Last week my friend in Vermont posted that she snagged five pounds on her hunting trip. It was the only game to be had that day, but five pounds of fiddleheads is nothing to balk at. I started getting itchy. If they were up in Vermont they were certainly up here in Maine.

Sure enough, when Hubster and I got out into the woods this past Saturday, the fiddleheads were up and mostly gone by.
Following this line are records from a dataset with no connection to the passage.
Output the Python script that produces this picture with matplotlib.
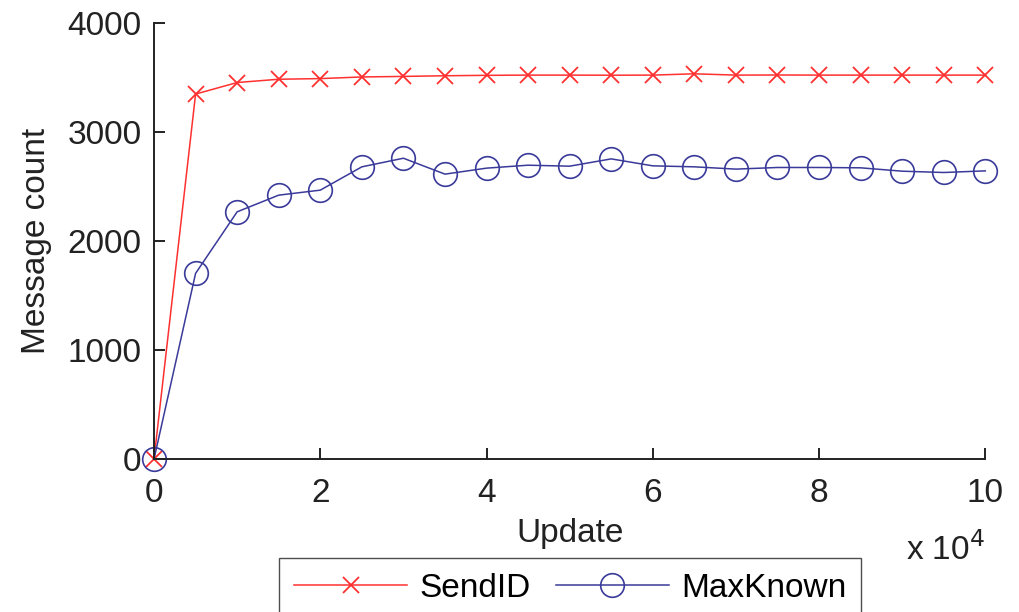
import matplotlib
matplotlib.use('Agg')
import matplotlib.pyplot as plt
from matplotlib.ticker import FuncFormatter

# data
updates = [0, 5000, 10000, 15000, 20000, 25000, 30000, 35000, 40000, 45000, 50000,
           55000, 60000, 65000, 70000, 75000, 80000, 85000, 90000, 95000, 100000]
send_id = [0, 3350, 3456, 3486, 3492, 3507, 3512, 3518, 3522, 3524, 3524,
           3523, 3524, 3536, 3524, 3525, 3524, 3524, 3524, 3524, 3524]
max_known = [0, 1704, 2269, 2422, 2468, 2682, 2761, 2615, 2670, 2697, 2688,
             2755, 2691, 2682, 2661, 2676, 2676, 2673, 2642, 2630, 2645]

plt.rcParams['font.family'] = ['Liberation Sans', 'DejaVu Sans']

fig = plt.figure(figsize=(10.2, 6.12), dpi=100)
ax = fig.add_axes([0.151, 0.25, 0.815, 0.712])

ax.plot(updates, send_id, color='#ff3030', lw=1.1, marker='x', ms=11, mew=1.3,
        label='SendID')
ax.plot(updates, max_known, color='#3a3a9a', lw=1.1, marker='o', ms=17, mew=1.2,
        mfc='none', label='MaxKnown')

ax.set_xlim(0, 100000)
ax.set_ylim(0, 4000)
ax.set_xticks([0, 20000, 40000, 60000, 80000, 100000])
ax.set_yticks([0, 1000, 2000, 3000, 4000])
ax.xaxis.set_major_formatter(FuncFormatter(lambda v, p: '%g' % (v / 1e4)))

for s in ['top', 'right']:
    ax.spines[s].set_visible(False)
for s in ['left', 'bottom']:
    ax.spines[s].set_linewidth(1.4)
    ax.spines[s].set_color('#222222')

ax.tick_params(direction='in', length=8, width=1.4, color='#222222',
               labelsize=24, labelcolor='#222222')
ax.tick_params(axis='x', pad=14)
ax.tick_params(axis='y', pad=9)
for line in ax.get_lines():
    line.set_clip_on(False)

ax.set_xlabel('Update', fontsize=24, labelpad=6, color='#222222')
ax.set_ylabel('Message count', fontsize=24, labelpad=11, color='#222222')
fig.text(0.966, 0.074, r'x 10$^4$', fontsize=24, ha='right', va='bottom',
         color='#222222')

fig.legend(loc='upper center', bbox_to_anchor=(0.559, 0.089), ncol=2,
           fontsize=24, frameon=True, fancybox=False, edgecolor='#222222',
           handlelength=3.4, handletextpad=0.36, columnspacing=0.75,
           borderpad=0.45, borderaxespad=0)

plt.savefig('out.png', dpi=100)
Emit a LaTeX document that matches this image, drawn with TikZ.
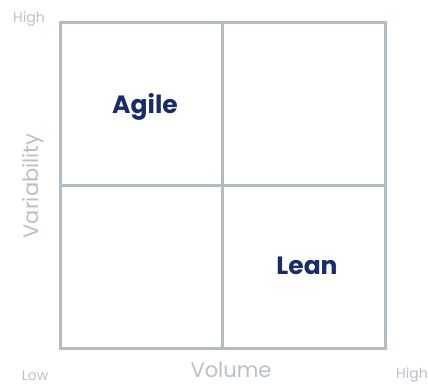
\documentclass[tikz,border=0pt]{standalone}
\usepackage{fontspec}
\setmainfont{Poppins}
\begin{document}
\begin{tikzpicture}[x=1pt,y=-1pt,
  gridline/.style={draw=gridgray,line width=3pt},
  axislabel/.style={text=labelgray,font=\fontsize{21}{24}\selectfont,inner sep=0pt},
  endlabel/.style={text=labelgray,font=\fontsize{14}{16}\selectfont,inner sep=0pt},
  quadlabel/.style={text=navy,font=\fontsize{25}{28}\selectfont\bfseries,inner sep=0pt}]
\definecolor{gridgray}{HTML}{B3BDC8}
\definecolor{labelgray}{HTML}{B8C1CB}
\definecolor{navy}{HTML}{1A2B6B}
\useasboundingbox (0,0) rectangle (428,385);
% quadrant grid
\coordinate (tl) at (60,23);
\coordinate (br) at (385,348);
\draw[gridline] (tl) rectangle (br);
\coordinate (vt) at (222,23);
\coordinate (vb) at (222,348);
\coordinate (hl) at (60,185);
\coordinate (hr) at (385,185);
\draw[gridline] (vt) -- (vb);
\draw[gridline] (hl) -- (hr);
% quadrant names
\node[quadlabel] (agile) at (145,107) {Agile};
\node[quadlabel] (lean) at (307,266) {Lean};
% axes
\node[axislabel] (volume) at (231,370) {Volume};
\node[axislabel,rotate=90] (variability) at (33,186) {Variability};
\node[endlabel] (yhigh) at (29,19) {High};
\node[endlabel] (xlow) at (35,375.5) {Low};
\node[endlabel] (xhigh) at (412,375.5) {High};
\end{tikzpicture}
\end{document}
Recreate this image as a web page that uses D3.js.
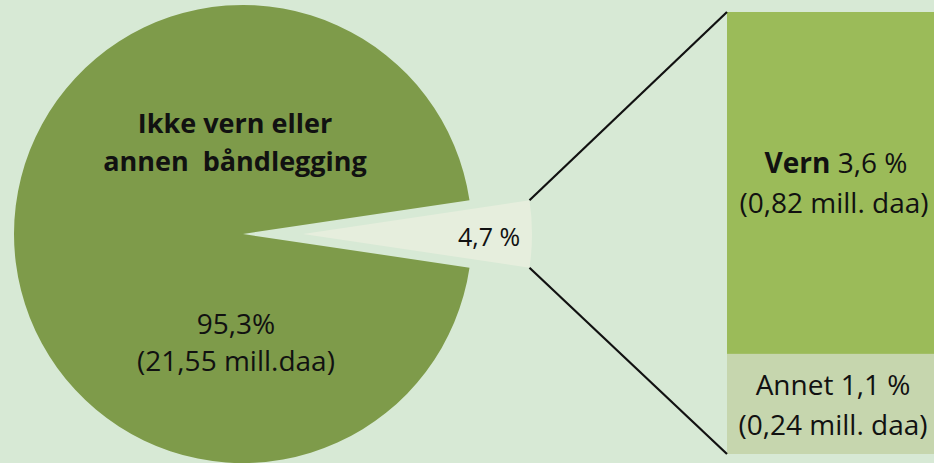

Come this Wednesday they will all be 1 to 3 foot tall ferns looking beautiful and nothing like the 9 meals worth of small, rolled up bites of heaven in my freezer. (That doesn’t include the two meals worth we cooked up last night.)

Seeds and Tubers On the Way!

Here are the seeds that we’ve ordered from FedCo for this year:

  • Ireland Creek Annie Bean OG
  • Patriot Shell Pea OG
  • Green Arrow Shell Pea OG
  • Little Leaf H-19 Pickling Cucumber OG
  • Tonda di Parigi Carrot
  • Atomic Red Carrot OG
  • Danvers Carrot OG
  • Antares Lettuce OG
  • Lollo di Vino Lettuce OG
  • Summer Lettuce Mix
  • Winter Lettuce Mix
  • Czech Black Hot Pepper OG
  • Thai Hot Pepper OG
  • Oregon Spring Tomato OG
  • Principe Borghese Cherry Tomato OG
  • Wild Bergamot
  • Catnip
  • Bodegold Chamomile
  • Caribe Cilantro OG
  • Bouquet Dill OG
  • Greek Oregano
  • Mammoth Grey Stripe Sunflower
  • Plum Purple Radish

We still have pole beans, bush beans, Ireland Creek Annies, radish, spinach, pie pumpkin, cucumber, carrot, Coral shell peas, tomato, and bell pepper seeds as well. We’re picking up a couple different tomatoes this year – Oregon Spring and Principe Borghese Cherry – as the Glaciers and San Diegos didn’t seem to do too well. I’m really excited about growing bergamot, catnip, and chamomile, as it will lower our necessity to buy tea a ton, especially when you consider that we already have a surplus of mint in one herb bed.

For potatoes we decided to be a little more selective this year. Last year we bought the “classic keepers” variety pack which really helped us to take note of what does and doesn’t grow really well for us. Out of the five types we got to try, we’re ordering Kennebecs and German Butter Balls, both late varieties. We’re also going to take a stab at Rose Finn Apple, which is an early fingerling, and Red Golds, which are about a mid season potato.

I’ll update more on what the gardens will look like and such later.